▸ **WHAT TO WORK ON**
Repeat the listing in full, preserving every character.

□ □ □ □ □

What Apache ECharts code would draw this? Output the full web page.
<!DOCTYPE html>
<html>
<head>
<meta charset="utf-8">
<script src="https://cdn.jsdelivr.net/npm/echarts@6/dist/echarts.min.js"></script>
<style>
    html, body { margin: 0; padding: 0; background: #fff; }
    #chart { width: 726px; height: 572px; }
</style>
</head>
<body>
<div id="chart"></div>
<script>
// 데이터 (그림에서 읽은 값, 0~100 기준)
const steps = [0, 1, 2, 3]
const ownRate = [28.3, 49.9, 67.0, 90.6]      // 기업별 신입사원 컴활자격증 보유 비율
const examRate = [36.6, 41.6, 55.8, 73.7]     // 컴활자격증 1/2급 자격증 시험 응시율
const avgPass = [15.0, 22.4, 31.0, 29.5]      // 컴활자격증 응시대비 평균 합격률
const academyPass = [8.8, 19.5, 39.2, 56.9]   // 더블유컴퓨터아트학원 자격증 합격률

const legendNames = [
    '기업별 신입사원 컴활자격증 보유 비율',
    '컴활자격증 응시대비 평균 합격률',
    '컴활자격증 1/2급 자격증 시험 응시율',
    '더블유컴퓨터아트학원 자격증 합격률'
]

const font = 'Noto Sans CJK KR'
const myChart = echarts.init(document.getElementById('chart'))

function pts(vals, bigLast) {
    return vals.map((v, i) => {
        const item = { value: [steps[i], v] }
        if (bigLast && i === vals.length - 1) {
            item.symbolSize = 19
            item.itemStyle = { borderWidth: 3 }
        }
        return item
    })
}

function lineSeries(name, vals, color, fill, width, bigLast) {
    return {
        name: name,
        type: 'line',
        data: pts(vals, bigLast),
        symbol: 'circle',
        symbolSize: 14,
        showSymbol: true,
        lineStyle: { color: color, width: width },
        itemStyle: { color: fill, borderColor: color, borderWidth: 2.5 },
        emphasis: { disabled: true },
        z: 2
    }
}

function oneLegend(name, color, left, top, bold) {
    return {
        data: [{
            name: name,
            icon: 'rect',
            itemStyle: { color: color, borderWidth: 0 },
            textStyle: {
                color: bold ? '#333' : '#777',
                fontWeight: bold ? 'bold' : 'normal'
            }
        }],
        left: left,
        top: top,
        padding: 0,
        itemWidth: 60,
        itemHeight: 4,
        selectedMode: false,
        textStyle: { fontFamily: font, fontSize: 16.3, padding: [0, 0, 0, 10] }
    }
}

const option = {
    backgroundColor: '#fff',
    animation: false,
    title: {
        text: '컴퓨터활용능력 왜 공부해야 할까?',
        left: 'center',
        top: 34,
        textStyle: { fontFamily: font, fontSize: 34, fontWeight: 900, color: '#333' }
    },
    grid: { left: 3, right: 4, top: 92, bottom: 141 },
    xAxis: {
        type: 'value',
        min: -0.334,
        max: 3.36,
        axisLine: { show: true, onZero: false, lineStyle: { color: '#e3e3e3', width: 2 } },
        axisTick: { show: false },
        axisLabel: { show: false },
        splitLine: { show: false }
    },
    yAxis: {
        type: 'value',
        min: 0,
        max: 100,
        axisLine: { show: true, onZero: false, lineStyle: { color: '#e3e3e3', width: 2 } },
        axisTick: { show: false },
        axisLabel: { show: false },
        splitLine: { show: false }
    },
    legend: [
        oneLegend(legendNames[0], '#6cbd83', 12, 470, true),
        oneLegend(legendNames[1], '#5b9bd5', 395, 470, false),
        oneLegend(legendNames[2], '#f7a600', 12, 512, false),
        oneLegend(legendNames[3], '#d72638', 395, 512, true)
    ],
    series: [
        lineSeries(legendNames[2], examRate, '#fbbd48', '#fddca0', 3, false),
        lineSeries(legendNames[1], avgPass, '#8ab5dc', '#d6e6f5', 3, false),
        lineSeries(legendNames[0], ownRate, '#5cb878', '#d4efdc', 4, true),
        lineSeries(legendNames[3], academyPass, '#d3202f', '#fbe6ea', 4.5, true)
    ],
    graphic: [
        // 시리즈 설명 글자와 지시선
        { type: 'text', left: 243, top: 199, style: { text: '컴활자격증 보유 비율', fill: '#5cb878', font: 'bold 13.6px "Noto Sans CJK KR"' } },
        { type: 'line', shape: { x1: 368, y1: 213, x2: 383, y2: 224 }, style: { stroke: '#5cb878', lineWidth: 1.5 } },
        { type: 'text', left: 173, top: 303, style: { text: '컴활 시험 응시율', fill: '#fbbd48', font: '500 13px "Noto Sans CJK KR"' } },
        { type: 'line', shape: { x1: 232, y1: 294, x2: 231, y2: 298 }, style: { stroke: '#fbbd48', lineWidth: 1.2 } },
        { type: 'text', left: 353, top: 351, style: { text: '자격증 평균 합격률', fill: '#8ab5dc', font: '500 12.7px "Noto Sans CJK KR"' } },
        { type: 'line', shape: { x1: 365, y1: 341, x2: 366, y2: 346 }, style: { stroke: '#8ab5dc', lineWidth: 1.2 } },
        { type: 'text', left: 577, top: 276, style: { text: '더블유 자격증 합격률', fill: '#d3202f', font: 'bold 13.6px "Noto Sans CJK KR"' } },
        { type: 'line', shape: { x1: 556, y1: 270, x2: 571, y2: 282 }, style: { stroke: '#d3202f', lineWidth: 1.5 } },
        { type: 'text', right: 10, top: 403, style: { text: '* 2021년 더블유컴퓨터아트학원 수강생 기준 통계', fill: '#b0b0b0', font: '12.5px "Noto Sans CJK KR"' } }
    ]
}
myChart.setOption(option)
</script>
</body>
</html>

□ □ □ □ □

▸ **EXERCISE RESPONSE**
What Apache ECharts code would draw this? Output the full web page.
<!DOCTYPE html>
<html>
<head>
<meta charset="utf-8">
<script src="https://cdn.jsdelivr.net/npm/echarts@6/dist/echarts.min.js"></script>
<style>
    html, body { margin: 0; padding: 0; background: #fff; }
    #chart { width: 726px; height: 572px; }
</style>
</head>
<body>
<div id="chart"></div>
<script>
// 데이터 (그림에서 읽은 값, 0~100 기준)
const steps = [0, 1, 2, 3]
const ownRate = [28.3, 49.9, 67.0, 90.6]      // 기업별 신입사원 컴활자격증 보유 비율
const examRate = [36.6, 41.6, 55.8, 73.7]     // 컴활자격증 1/2급 자격증 시험 응시율
const avgPass = [15.0, 22.4, 31.0, 29.5]      // 컴활자격증 응시대비 평균 합격률
const academyPass = [8.8, 19.5, 39.2, 56.9]   // 더블유컴퓨터아트학원 자격증 합격률

const legendNames = [
    '기업별 신입사원 컴활자격증 보유 비율',
    '컴활자격증 응시대비 평균 합격률',
    '컴활자격증 1/2급 자격증 시험 응시율',
    '더블유컴퓨터아트학원 자격증 합격률'
]

const font = 'Noto Sans CJK KR'
const myChart = echarts.init(document.getElementById('chart'))

function pts(vals, bigLast) {
    return vals.map((v, i) => {
        const item = { value: [steps[i], v] }
        if (bigLast && i === vals.length - 1) {
            item.symbolSize = 19
            item.itemStyle = { borderWidth: 3 }
        }
        return item
    })
}

function lineSeries(name, vals, color, fill, width, bigLast) {
    return {
        name: name,
        type: 'line',
        data: pts(vals, bigLast),
        symbol: 'circle',
        symbolSize: 14,
        showSymbol: true,
        lineStyle: { color: color, width: width },
        itemStyle: { color: fill, borderColor: color, borderWidth: 2.5 },
        emphasis: { disabled: true },
        z: 2
    }
}

function oneLegend(name, color, left, top, bold) {
    return {
        data: [{
            name: name,
            icon: 'rect',
            itemStyle: { color: color, borderWidth: 0 },
            textStyle: {
                color: bold ? '#333' : '#777',
                fontWeight: bold ? 'bold' : 'normal'
            }
        }],
        left: left,
        top: top,
        padding: 0,
        itemWidth: 60,
        itemHeight: 4,
        selectedMode: false,
        textStyle: { fontFamily: font, fontSize: 16.3, padding: [0, 0, 0, 10] }
    }
}

const option = {
    backgroundColor: '#fff',
    animation: false,
    title: {
        text: '컴퓨터활용능력 왜 공부해야 할까?',
        left: 'center',
        top: 34,
        textStyle: { fontFamily: font, fontSize: 34, fontWeight: 900, color: '#333' }
    },
    grid: { left: 3, right: 4, top: 92, bottom: 141 },
    xAxis: {
        type: 'value',
        min: -0.334,
        max: 3.36,
        axisLine: { show: true, onZero: false, lineStyle: { color: '#e3e3e3', width: 2 } },
        axisTick: { show: false },
        axisLabel: { show: false },
        splitLine: { show: false }
    },
    yAxis: {
        type: 'value',
        min: 0,
        max: 100,
        axisLine: { show: true, onZero: false, lineStyle: { color: '#e3e3e3', width: 2 } },
        axisTick: { show: false },
        axisLabel: { show: false },
        splitLine: { show: false }
    },
    legend: [
        oneLegend(legendNames[0], '#6cbd83', 12, 470, true),
        oneLegend(legendNames[1], '#5b9bd5', 395, 470, false),
        oneLegend(legendNames[2], '#f7a600', 12, 512, false),
        oneLegend(legendNames[3], '#d72638', 395, 512, true)
    ],
    series: [
        lineSeries(legendNames[2], examRate, '#fbbd48', '#fddca0', 3, false),
        lineSeries(legendNames[1], avgPass, '#8ab5dc', '#d6e6f5', 3, false),
        lineSeries(legendNames[0], ownRate, '#5cb878', '#d4efdc', 4, true),
        lineSeries(legendNames[3], academyPass, '#d3202f', '#fbe6ea', 4.5, true)
    ],
    graphic: [
        // 시리즈 설명 글자와 지시선
        { type: 'text', left: 243, top: 199, style: { text: '컴활자격증 보유 비율', fill: '#5cb878', font: 'bold 13.6px "Noto Sans CJK KR"' } },
        { type: 'line', shape: { x1: 368, y1: 213, x2: 383, y2: 224 }, style: { stroke: '#5cb878', lineWidth: 1.5 } },
        { type: 'text', left: 173, top: 303, style: { text: '컴활 시험 응시율', fill: '#fbbd48', font: '500 13px "Noto Sans CJK KR"' } },
        { type: 'line', shape: { x1: 232, y1: 294, x2: 231, y2: 298 }, style: { stroke: '#fbbd48', lineWidth: 1.2 } },
        { type: 'text', left: 353, top: 351, style: { text: '자격증 평균 합격률', fill: '#8ab5dc', font: '500 12.7px "Noto Sans CJK KR"' } },
        { type: 'line', shape: { x1: 365, y1: 341, x2: 366, y2: 346 }, style: { stroke: '#8ab5dc', lineWidth: 1.2 } },
        { type: 'text', left: 577, top: 276, style: { text: '더블유 자격증 합격률', fill: '#d3202f', font: 'bold 13.6px "Noto Sans CJK KR"' } },
        { type: 'line', shape: { x1: 556, y1: 270, x2: 571, y2: 282 }, style: { stroke: '#d3202f', lineWidth: 1.5 } },
        { type: 'text', right: 10, top: 403, style: { text: '* 2021년 더블유컴퓨터아트학원 수강생 기준 통계', fill: '#b0b0b0', font: '12.5px "Noto Sans CJK KR"' } }
    ]
}
myChart.setOption(option)
</script>
</body>
</html>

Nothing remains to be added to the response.